Work to do –
Copy out all lines where "this" appears.

Given data –
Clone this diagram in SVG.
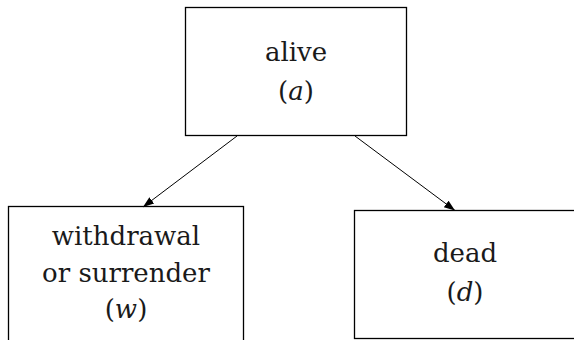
<svg xmlns="http://www.w3.org/2000/svg" width="574" height="340" viewBox="0 0 574 340">
<style>
.box{fill:#fff;stroke:#000;stroke-width:1.3}
text{font-family:"DejaVu Serif",serif;font-size:26px;fill:#1a1a1a;text-anchor:middle}
.i{font-style:italic}
.edge{stroke:#000;stroke-width:1;fill:none}
</style>
<defs>
<marker id="arr" viewBox="0 0 11 11" refX="11" refY="5.5" markerWidth="11" markerHeight="11" markerUnits="userSpaceOnUse" orient="auto">
<path d="M0,1.5 L11,5.5 L0,9.5 Z" fill="#000"/>
</marker>
</defs>
<rect width="574" height="340" fill="#fff"/>
<g id="alive">
<rect class="box" x="185.5" y="7.5" width="221" height="128"/>
<text x="296" y="61">alive</text>
<text x="296" y="100">(<tspan class="i">a</tspan>)</text>
</g>
<g id="withdrawal">
<rect class="box" x="8.5" y="206.5" width="235" height="140"/>
<text x="126" y="245">withdrawal</text>
<text x="126" y="282">or surrender</text>
<text x="126" y="318">(<tspan class="i">w</tspan>)</text>
</g>
<g id="dead">
<rect class="box" x="354.5" y="210.5" width="230" height="128"/>
<text x="465" y="262">dead</text>
<text x="465" y="301">(<tspan class="i">d</tspan>)</text>
</g>
<g id="connectors">
<line class="edge" x1="237" y1="136" x2="143" y2="207" marker-end="url(#arr)"/>
<line class="edge" x1="355" y1="136" x2="455" y2="210.5" marker-end="url(#arr)"/>
</g>
</svg>
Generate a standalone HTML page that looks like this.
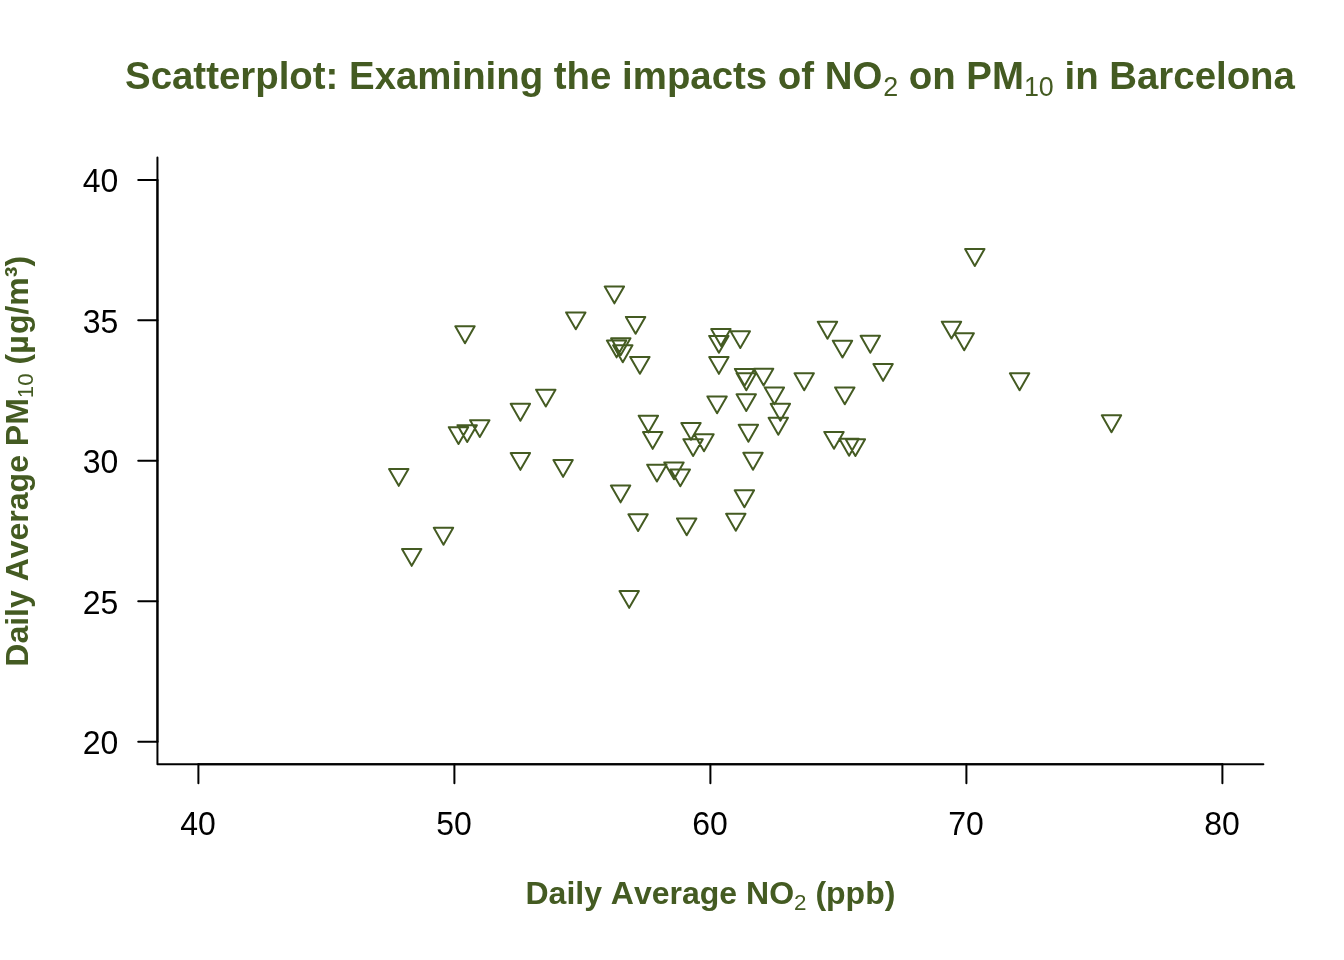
<!DOCTYPE html>
<html lang="en"><head><meta charset="utf-8"><title>Scatterplot</title>
<style>
html,body{margin:0;padding:0;background:#fff;}
body{width:1344px;height:960px;overflow:hidden;}
svg{display:block;}
text{font-family:"Liberation Sans",Arial,Helvetica,sans-serif;font-kerning:none;}
.lab{fill:#445b22;font-weight:bold;}
.sub{font-weight:normal;}
.tk{fill:#000;font-size:32px;}
</style></head><body>
<svg width="1344" height="960" viewBox="0 0 1344 960">
<rect width="1344" height="960" fill="#fff"/>
<text class="lab" x="710.0" y="89.2" text-anchor="middle" font-size="38.4">Scatterplot: Examining the impacts of NO<tspan class="sub" font-size="26.88" dx="0.8" dy="6.9">2</tspan><tspan dy="-6.9"> on PM</tspan><tspan class="sub" font-size="26.88" dy="6.9">10</tspan><tspan dy="-6.9"> in Barcelona</tspan></text>
<text class="lab" x="710.4" y="904" text-anchor="middle" font-size="32">Daily Average NO<tspan class="sub" font-size="22.4" dy="5.75">2</tspan><tspan dy="-5.75"> (ppb)</tspan></text>
<text class="lab" transform="translate(27.5 461.3) rotate(-90)" x="0" y="0" text-anchor="middle" font-size="32">Daily Average PM<tspan class="sub" font-size="22.4" dy="5.75">10</tspan><tspan dy="-5.75"> (µ</tspan><tspan dx="1.2">g/m³)</tspan></text>
<g fill="none" stroke="#000" stroke-width="2" stroke-linecap="round" stroke-linejoin="round">
<path d="M157.44 157.44V764.16H1263.36"/>
<path d="M198.4 764.16H1222.4"/>
<path d="M157.44 179.91V741.69"/>
<path d="M198.40 764.16V783.36M454.40 764.16V783.36M710.40 764.16V783.36M966.40 764.16V783.36M1222.40 764.16V783.36M157.44 179.91H138.24M157.44 320.36H138.24M157.44 460.80H138.24M157.44 601.24H138.24M157.44 741.69H138.24"/>
</g>
<text class="tk" transform="translate(198.10 834.7) scale(1 1.045)" text-anchor="middle">40</text>
<text class="tk" transform="translate(454.10 834.7) scale(1 1.045)" text-anchor="middle">50</text>
<text class="tk" transform="translate(710.10 834.7) scale(1 1.045)" text-anchor="middle">60</text>
<text class="tk" transform="translate(966.10 834.7) scale(1 1.045)" text-anchor="middle">70</text>
<text class="tk" transform="translate(1222.10 834.7) scale(1 1.045)" text-anchor="middle">80</text>
<text class="tk" transform="translate(118.4 192.31) scale(1 1.045)" text-anchor="end">40</text>
<text class="tk" transform="translate(118.4 332.76) scale(1 1.045)" text-anchor="end">35</text>
<text class="tk" transform="translate(118.4 473.20) scale(1 1.045)" text-anchor="end">30</text>
<text class="tk" transform="translate(118.4 613.64) scale(1 1.045)" text-anchor="end">25</text>
<text class="tk" transform="translate(118.4 754.09) scale(1 1.045)" text-anchor="end">20</text>
<path d="M455.30 326.35H474.70L465.00 343.15ZM566.10 312.45H585.50L575.80 329.25ZM604.70 286.55H624.10L614.40 303.35ZM625.90 316.95H645.30L635.60 333.75ZM611.10 338.25H630.50L620.80 355.05ZM606.90 340.55H626.30L616.60 357.35ZM613.10 345.35H632.50L622.80 362.15ZM630.20 356.95H649.60L639.90 373.75ZM536.10 389.65H555.50L545.80 406.45ZM510.70 403.85H530.10L520.40 420.65ZM470.10 420.15H489.50L479.80 436.95ZM457.50 425.15H476.90L467.20 441.95ZM448.80 427.15H468.20L458.50 443.95ZM638.70 415.65H658.10L648.40 432.45ZM389.05 469.05H408.45L398.75 485.85ZM510.70 453.05H530.10L520.40 469.85ZM553.40 460.05H572.80L563.10 476.85ZM610.90 485.55H630.30L620.60 502.35ZM628.40 514.25H647.80L638.10 531.05ZM433.80 527.85H453.20L443.50 544.65ZM402.00 549.05H421.40L411.70 565.85ZM619.50 591.05H638.90L629.20 607.85ZM711.20 329.05H730.60L720.90 345.85ZM709.20 335.95H728.60L718.90 352.75ZM730.60 331.25H750.00L740.30 348.05ZM709.20 357.05H728.60L718.90 373.85ZM734.90 368.95H754.30L744.60 385.75ZM736.60 373.35H756.00L746.30 390.15ZM753.90 368.75H773.30L763.60 385.55ZM764.70 387.45H784.10L774.40 404.25ZM770.70 403.85H790.10L780.40 420.65ZM768.60 417.85H788.00L778.30 434.65ZM794.50 373.35H813.90L804.20 390.15ZM817.80 321.85H837.20L827.50 338.65ZM832.80 340.65H852.20L842.50 357.45ZM860.60 335.85H880.00L870.30 352.65ZM873.40 364.05H892.80L883.10 380.85ZM835.10 387.45H854.50L844.80 404.25ZM707.40 396.45H726.80L717.10 413.25ZM736.55 394.25H755.95L746.25 411.05ZM738.70 424.85H758.10L748.40 441.65ZM743.30 452.85H762.70L753.00 469.65ZM643.00 432.05H662.40L652.70 448.85ZM681.30 423.05H700.70L691.00 439.85ZM694.30 434.35H713.70L704.00 451.15ZM683.40 439.15H702.80L693.10 455.95ZM824.30 431.95H843.70L834.00 448.75ZM839.40 438.85H858.80L849.10 455.65ZM845.70 439.15H865.10L855.40 455.95ZM647.20 464.65H666.60L656.90 481.45ZM664.30 462.45H683.70L674.00 479.25ZM670.60 469.45H690.00L680.30 486.25ZM734.70 490.35H754.10L744.40 507.15ZM677.00 518.45H696.40L686.70 535.25ZM726.10 513.85H745.50L735.80 530.65ZM965.10 249.10H984.50L974.80 265.90ZM941.80 321.65H961.20L951.50 338.45ZM954.50 333.35H973.90L964.20 350.15ZM1009.90 373.35H1029.30L1019.60 390.15ZM1101.80 415.35H1121.20L1111.50 432.15Z" fill="none" stroke="#445b22" stroke-width="2" stroke-linejoin="round"/>
</svg></body></html>
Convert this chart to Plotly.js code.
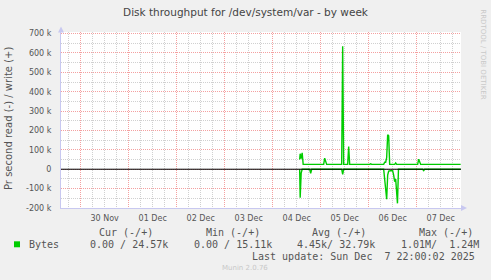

Solution –
Clone this diagram in SVG.
Generate a standalone HTML page that looks like this.
Convert this chart to Plotly.js code.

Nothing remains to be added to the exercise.